▶ [PROVIDED MATERIAL]
## start

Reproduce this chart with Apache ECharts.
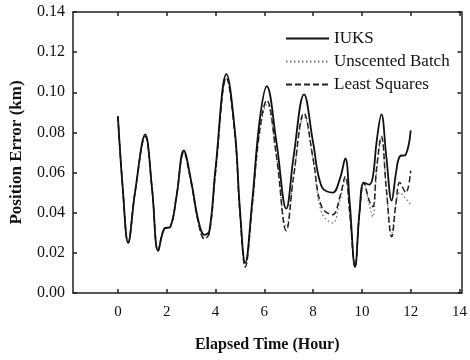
<!DOCTYPE html>
<html><head><meta charset="utf-8">
<script src="https://cdn.jsdelivr.net/npm/echarts@6/dist/echarts.min.js"></script>
<style>html,body{margin:0;padding:0;background:#fff}#c{width:470px;height:360px}</style>
</head><body><div id="c"></div>
<script>
const times = [0, 0.2, 0.42, 0.7, 1.12, 1.4, 1.65, 1.9, 2.15, 2.4, 2.7, 3.0, 3.3, 3.55, 3.75, 4.0, 4.45, 4.8, 5.0, 5.22, 5.5, 5.8, 6.1, 6.5, 6.9, 7.2, 7.63, 8.0, 8.35, 8.8, 9.1, 9.32, 9.5, 9.72, 9.9, 10.08, 10.3, 10.45, 10.6, 10.8, 11.0, 11.22, 11.4, 11.55, 11.8, 12.0];
const iuks = [0.088, 0.052, 0.025, 0.050, 0.079, 0.052, 0.021, 0.032, 0.033, 0.048, 0.071, 0.056, 0.036, 0.029, 0.031, 0.062, 0.109, 0.080, 0.042, 0.015, 0.045, 0.085, 0.103, 0.075, 0.042, 0.068, 0.099, 0.075, 0.053, 0.050, 0.057, 0.067, 0.045, 0.013, 0.040, 0.055, 0.054, 0.058, 0.075, 0.089, 0.068, 0.046, 0.060, 0.068, 0.069, 0.081];
const unscentedBatch = [0.088, 0.052, 0.025, 0.050, 0.078, 0.052, 0.021, 0.032, 0.033, 0.048, 0.070, 0.055, 0.035, 0.027, 0.030, 0.060, 0.107, 0.078, 0.040, 0.013, 0.043, 0.079, 0.094, 0.068, 0.033, 0.058, 0.088, 0.066, 0.040, 0.035, 0.046, 0.057, 0.040, 0.013, 0.040, 0.055, 0.044, 0.038, 0.060, 0.077, 0.052, 0.030, 0.045, 0.050, 0.047, 0.044];
const leastSquares = [0.088, 0.052, 0.025, 0.050, 0.078, 0.052, 0.021, 0.032, 0.033, 0.048, 0.070, 0.055, 0.035, 0.027, 0.030, 0.060, 0.107, 0.078, 0.040, 0.013, 0.043, 0.080, 0.096, 0.068, 0.031, 0.058, 0.0895, 0.067, 0.043, 0.039, 0.048, 0.058, 0.040, 0.013, 0.040, 0.055, 0.046, 0.043, 0.062, 0.078, 0.052, 0.028, 0.045, 0.055, 0.050, 0.061];
const xTicks = [0, 2, 4, 6, 8, 10, 12, 14];
const seriesNames = ['IUKS', 'Unscented Batch', 'Least Squares'];

const font = 'Liberation Serif';
const pair = (vals) => times.map((t, i) => [t, vals[i]]);
const axisLineStyle = {color: '#222', width: 1.5};

const chart = echarts.init(document.getElementById('c'), null, {renderer: 'canvas'});
chart.setOption({
  animation: false,
  backgroundColor: '#fff',
  grid: {left: 73, right: 7, top: 12, bottom: 67},
  legend: {
    orient: 'vertical', left: 280, top: 25, itemWidth: 43, itemHeight: 14, itemGap: 6,
    textStyle: {fontFamily: font, fontSize: 17, color: '#111'},
    itemStyle: {opacity: 0},
    data: seriesNames
  },
  xAxis: [{
    type: 'value', min: -1.84, max: 14.08,
    name: 'Elapsed Time (Hour)', nameLocation: 'middle', nameGap: 44,
    nameTextStyle: {fontFamily: font, fontSize: 16, fontWeight: 'bold', color: '#111'},
    axisLine: {show: true, onZero: false, lineStyle: axisLineStyle},
    axisTick: {show: true, inside: true, length: 4, customValues: xTicks, lineStyle: axisLineStyle},
    axisLabel: {customValues: xTicks, fontFamily: font, fontSize: 15, color: '#111', margin: 12},
    splitLine: {show: false}
  }, {
    type: 'value', min: -1.84, max: 14.08, position: 'top',
    axisLine: {show: true, onZero: false, lineStyle: axisLineStyle},
    axisTick: {show: true, inside: true, length: 4, customValues: xTicks, lineStyle: axisLineStyle},
    axisLabel: {show: false}, splitLine: {show: false}
  }],
  yAxis: [{
    type: 'value', min: 0, max: 0.14, interval: 0.02,
    name: 'Position Error (km)', nameLocation: 'middle', nameGap: 48, nameRotate: 90,
    nameTextStyle: {fontFamily: font, fontSize: 17, fontWeight: 'bold', color: '#111'},
    axisLine: {show: true, onZero: false, lineStyle: axisLineStyle},
    axisTick: {show: true, inside: true, length: 4, lineStyle: axisLineStyle},
    axisLabel: {formatter: v => v.toFixed(2), fontFamily: font, fontSize: 16, color: '#111', margin: 8},
    splitLine: {show: false}
  }, {
    type: 'value', min: 0, max: 0.14, interval: 0.02, position: 'right',
    axisLine: {show: true, onZero: false, lineStyle: axisLineStyle},
    axisTick: {show: true, inside: true, length: 4, lineStyle: axisLineStyle},
    axisLabel: {show: false}, splitLine: {show: false}
  }],
  series: [
    {name: seriesNames[0], type: 'line', data: pair(iuks), smooth: 0.4, symbol: 'none',
     lineStyle: {color: '#111', width: 1.8, type: 'solid'}, itemStyle: {color: '#111'}, z: 3},
    {name: seriesNames[1], type: 'line', data: pair(unscentedBatch), smooth: 0.4, symbol: 'none',
     lineStyle: {color: '#777', width: 1.3, type: [1.5, 2.5]}, itemStyle: {color: '#777'}, z: 2},
    {name: seriesNames[2], type: 'line', data: pair(leastSquares), smooth: 0.4, symbol: 'none',
     lineStyle: {color: '#222', width: 1.5, type: [6, 3]}, itemStyle: {color: '#222'}, z: 2}
  ]
});
</script></body></html>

## end

▶ [PROBLEM DESCRIPTION] Take the listing above and print it exactly, apart from the pictures.

▶ [REPLY]
Reproduce this chart with Apache ECharts.
<!DOCTYPE html>
<html><head><meta charset="utf-8">
<script src="https://cdn.jsdelivr.net/npm/echarts@6/dist/echarts.min.js"></script>
<style>html,body{margin:0;padding:0;background:#fff}#c{width:470px;height:360px}</style>
</head><body><div id="c"></div>
<script>
const times = [0, 0.2, 0.42, 0.7, 1.12, 1.4, 1.65, 1.9, 2.15, 2.4, 2.7, 3.0, 3.3, 3.55, 3.75, 4.0, 4.45, 4.8, 5.0, 5.22, 5.5, 5.8, 6.1, 6.5, 6.9, 7.2, 7.63, 8.0, 8.35, 8.8, 9.1, 9.32, 9.5, 9.72, 9.9, 10.08, 10.3, 10.45, 10.6, 10.8, 11.0, 11.22, 11.4, 11.55, 11.8, 12.0];
const iuks = [0.088, 0.052, 0.025, 0.050, 0.079, 0.052, 0.021, 0.032, 0.033, 0.048, 0.071, 0.056, 0.036, 0.029, 0.031, 0.062, 0.109, 0.080, 0.042, 0.015, 0.045, 0.085, 0.103, 0.075, 0.042, 0.068, 0.099, 0.075, 0.053, 0.050, 0.057, 0.067, 0.045, 0.013, 0.040, 0.055, 0.054, 0.058, 0.075, 0.089, 0.068, 0.046, 0.060, 0.068, 0.069, 0.081];
const unscentedBatch = [0.088, 0.052, 0.025, 0.050, 0.078, 0.052, 0.021, 0.032, 0.033, 0.048, 0.070, 0.055, 0.035, 0.027, 0.030, 0.060, 0.107, 0.078, 0.040, 0.013, 0.043, 0.079, 0.094, 0.068, 0.033, 0.058, 0.088, 0.066, 0.040, 0.035, 0.046, 0.057, 0.040, 0.013, 0.040, 0.055, 0.044, 0.038, 0.060, 0.077, 0.052, 0.030, 0.045, 0.050, 0.047, 0.044];
const leastSquares = [0.088, 0.052, 0.025, 0.050, 0.078, 0.052, 0.021, 0.032, 0.033, 0.048, 0.070, 0.055, 0.035, 0.027, 0.030, 0.060, 0.107, 0.078, 0.040, 0.013, 0.043, 0.080, 0.096, 0.068, 0.031, 0.058, 0.0895, 0.067, 0.043, 0.039, 0.048, 0.058, 0.040, 0.013, 0.040, 0.055, 0.046, 0.043, 0.062, 0.078, 0.052, 0.028, 0.045, 0.055, 0.050, 0.061];
const xTicks = [0, 2, 4, 6, 8, 10, 12, 14];
const seriesNames = ['IUKS', 'Unscented Batch', 'Least Squares'];

const font = 'Liberation Serif';
const pair = (vals) => times.map((t, i) => [t, vals[i]]);
const axisLineStyle = {color: '#222', width: 1.5};

const chart = echarts.init(document.getElementById('c'), null, {renderer: 'canvas'});
chart.setOption({
  animation: false,
  backgroundColor: '#fff',
  grid: {left: 73, right: 7, top: 12, bottom: 67},
  legend: {
    orient: 'vertical', left: 280, top: 25, itemWidth: 43, itemHeight: 14, itemGap: 6,
    textStyle: {fontFamily: font, fontSize: 17, color: '#111'},
    itemStyle: {opacity: 0},
    data: seriesNames
  },
  xAxis: [{
    type: 'value', min: -1.84, max: 14.08,
    name: 'Elapsed Time (Hour)', nameLocation: 'middle', nameGap: 44,
    nameTextStyle: {fontFamily: font, fontSize: 16, fontWeight: 'bold', color: '#111'},
    axisLine: {show: true, onZero: false, lineStyle: axisLineStyle},
    axisTick: {show: true, inside: true, length: 4, customValues: xTicks, lineStyle: axisLineStyle},
    axisLabel: {customValues: xTicks, fontFamily: font, fontSize: 15, color: '#111', margin: 12},
    splitLine: {show: false}
  }, {
    type: 'value', min: -1.84, max: 14.08, position: 'top',
    axisLine: {show: true, onZero: false, lineStyle: axisLineStyle},
    axisTick: {show: true, inside: true, length: 4, customValues: xTicks, lineStyle: axisLineStyle},
    axisLabel: {show: false}, splitLine: {show: false}
  }],
  yAxis: [{
    type: 'value', min: 0, max: 0.14, interval: 0.02,
    name: 'Position Error (km)', nameLocation: 'middle', nameGap: 48, nameRotate: 90,
    nameTextStyle: {fontFamily: font, fontSize: 17, fontWeight: 'bold', color: '#111'},
    axisLine: {show: true, onZero: false, lineStyle: axisLineStyle},
    axisTick: {show: true, inside: true, length: 4, lineStyle: axisLineStyle},
    axisLabel: {formatter: v => v.toFixed(2), fontFamily: font, fontSize: 16, color: '#111', margin: 8},
    splitLine: {show: false}
  }, {
    type: 'value', min: 0, max: 0.14, interval: 0.02, position: 'right',
    axisLine: {show: true, onZero: false, lineStyle: axisLineStyle},
    axisTick: {show: true, inside: true, length: 4, lineStyle: axisLineStyle},
    axisLabel: {show: false}, splitLine: {show: false}
  }],
  series: [
    {name: seriesNames[0], type: 'line', data: pair(iuks), smooth: 0.4, symbol: 'none',
     lineStyle: {color: '#111', width: 1.8, type: 'solid'}, itemStyle: {color: '#111'}, z: 3},
    {name: seriesNames[1], type: 'line', data: pair(unscentedBatch), smooth: 0.4, symbol: 'none',
     lineStyle: {color: '#777', width: 1.3, type: [1.5, 2.5]}, itemStyle: {color: '#777'}, z: 2},
    {name: seriesNames[2], type: 'line', data: pair(leastSquares), smooth: 0.4, symbol: 'none',
     lineStyle: {color: '#222', width: 1.5, type: [6, 3]}, itemStyle: {color: '#222'}, z: 2}
  ]
});
</script></body></html>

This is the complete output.